クマリの館

クマリの館への入り口

 

小さな中庭を四角に取り囲んで3階建ての建物が配置されている。壁は全て赤煉瓦作りで、手の込んだ彫刻の施された木製の窓枠が外にはみ出すようにはめ込まれているのが特徴である。雨ざらしになる窓枠にこんな立派な彫刻を施すのはかなり贅沢な暮らしの出来る人達なので在ろうか。そればかりか、建物の基礎となる部分にはレリーフのレンガが帯状にはめ込まれているという凝りようである。
 この中央の窓から生き神様のクマリが顔を出してくれると言うのでしばらく待った。

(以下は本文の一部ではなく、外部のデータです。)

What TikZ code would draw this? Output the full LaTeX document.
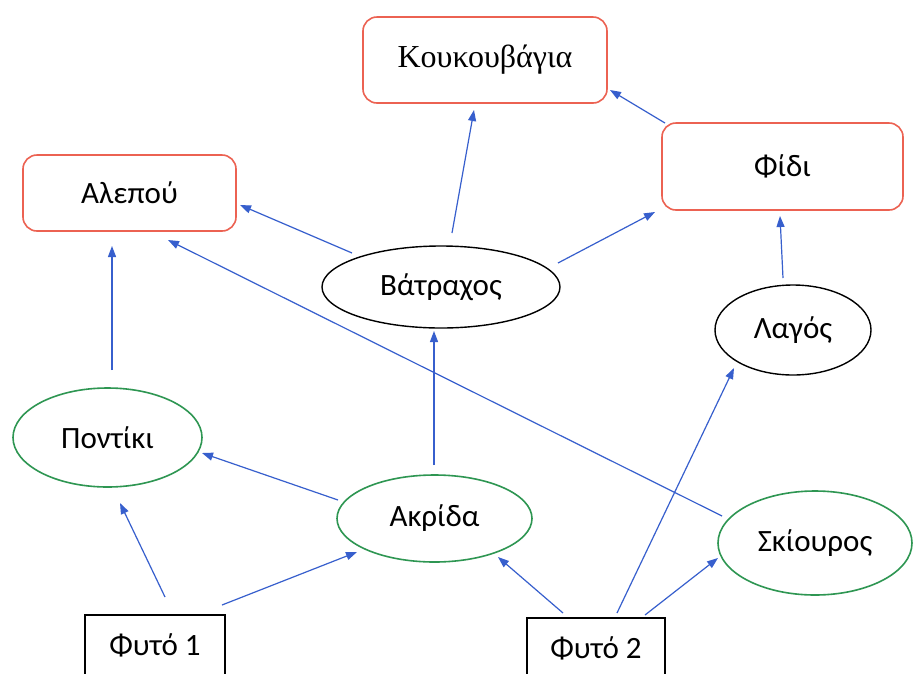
\documentclass[tikz,border=0pt]{standalone}
\usepackage{fontspec}
\setmainfont{Carlito}
\newfontfamily\serifgr{Liberation Serif}
\usetikzlibrary{arrows.meta,shapes.geometric}
\definecolor{boxred}{RGB}{236,98,82}
\definecolor{ellgreen}{RGB}{46,150,82}
\definecolor{arrblue}{RGB}{55,95,205}
\tikzset{
  redbox/.style={draw=boxred,line width=1.6pt,rounded corners=14pt,inner sep=0pt,font=\fontsize{31}{36}\selectfont},
  blackell/.style={ellipse,draw=black,line width=1.4pt,inner sep=0pt,font=\fontsize{31}{36}\selectfont},
  greenell/.style={ellipse,draw=ellgreen,line width=1.6pt,inner sep=0pt,font=\fontsize{31}{36}\selectfont},
  plantbox/.style={draw=black,line width=1.5pt,inner sep=0pt,minimum height=60pt,font=\fontsize{31}{36}\selectfont},
  arr/.style={draw=arrblue,line width=1.2pt,-{Triangle[length=11pt,width=8pt]}},
}
\begin{document}
\begin{tikzpicture}[x=1pt,y=-1pt]
\clip (0,0) rectangle (922,673);
\fill[white] (0,0) rectangle (922,673);
% red boxes
\node[redbox,minimum width=244pt,minimum height=86pt] (kouk) at (485,60) {\serifgr\fontsize{32}{36}\selectfont Κουκουβάγια};
\node[redbox,minimum width=213pt,minimum height=76pt] (alep) at (129.5,193) {Αλεπού};
\node[redbox,minimum width=241pt,minimum height=87pt] (fidi) at (782.5,166.5) {Φίδι};
% black ellipses
\node[blackell,minimum width=238pt,minimum height=82pt] (vatr) at (441,287) {Βάτραχος};
\node[blackell,minimum width=156pt,minimum height=90pt] (lagos) at (793,330) {Λαγός};
% green ellipses
\node[greenell,minimum width=189pt,minimum height=99pt] (pont) at (107.5,437.5) {Ποντίκι};
\node[greenell,minimum width=195pt,minimum height=87pt] (akr) at (434.5,518.5) {Ακρίδα};
\node[greenell,minimum width=194pt,minimum height=104pt] (ski) at (815,543) {Σκίουρος};
% plants
\node[plantbox,minimum width=140pt] (fyto1) at (155,645) {Φυτό 1};
\node[plantbox,minimum width=138pt] (fyto2) at (596,648) {Φυτό 2};
% arrows
\draw[arr] ([shift={(4.5pt,67.5pt)}]pont.center) -- ([shift={(-17.5pt,-53pt)}]alep.center);
\draw[arr] ([shift={(-89pt,34pt)}]vatr.center) -- ([shift={(110.5pt,-12pt)}]alep.center);
\draw[arr] ([shift={(11pt,54pt)}]vatr.center) -- ([shift={(-11pt,-50pt)}]kouk.center);
\draw[arr] ([shift={(117pt,24pt)}]vatr.center) -- ([shift={(-127.5pt,-45.5pt)}]fidi.center);
\draw[arr] ([shift={(-117.5pt,43.5pt)}]fidi.center) -- ([shift={(125pt,-30pt)}]kouk.center);
\draw[arr] ([shift={(-10pt,52pt)}]lagos.center) -- ([shift={(-2.5pt,-49.5pt)}]fidi.center);
\draw[arr] ([shift={(-93pt,27pt)}]ski.center) -- ([shift={(38.5pt,-47pt)}]alep.center);
\draw[arr] ([shift={(-0.5pt,53.5pt)}]akr.center) -- ([shift={(-7pt,-44pt)}]vatr.center);
\draw[arr] ([shift={(-96.5pt,18.5pt)}]akr.center) -- ([shift={(94.5pt,-15.5pt)}]pont.center);
\draw[arr] ([shift={(10pt,48pt)}]fyto1.center) -- ([shift={(12.5pt,-65.5pt)}]pont.center);
\draw[arr] ([shift={(67pt,40pt)}]fyto1.center) -- ([shift={(-77.5pt,-33.5pt)}]akr.center);
\draw[arr] ([shift={(-33pt,35pt)}]fyto2.center) -- ([shift={(63.5pt,-38.5pt)}]akr.center);
\draw[arr] ([shift={(21pt,35pt)}]fyto2.center) -- ([shift={(-59pt,-38pt)}]lagos.center);
\draw[arr] ([shift={(49pt,33pt)}]fyto2.center) -- ([shift={(-97pt,-15pt)}]ski.center);
\end{tikzpicture}
\end{document}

しかし、なかなか現れないので、しびれを切らして現地ガイドが大きな声で話しかけると、中から付き人らしき者が顔を出してもうしばらく待つようにと返事が返ってきた。中庭の中央には賽銭箱が設けられていて、適当な金額の拝観料を入れるようになっている。 クマリが顔を出しても写真撮影はダメとの注意があった。中央の窓から目を逸らさずにいると、ほんの一瞬だけクマリが顔を出してくれた。目に隈取りを施した神秘的な容貌で在ったが、本で見たクマリより年上の様に思い現地ガイドに聞いてみたら、現在12歳で来年には替わるだろうと言っていた。
 クマリに選ばれた女性は一生独身で過ごさなければならないとも聞いた。生活費の保証はされているそうだが選ばれたことは名誉であろうが、果たして本人にとって幸せな事なのだろうか考えさせられる。

 

この中央の窓からクマリが顔を出した。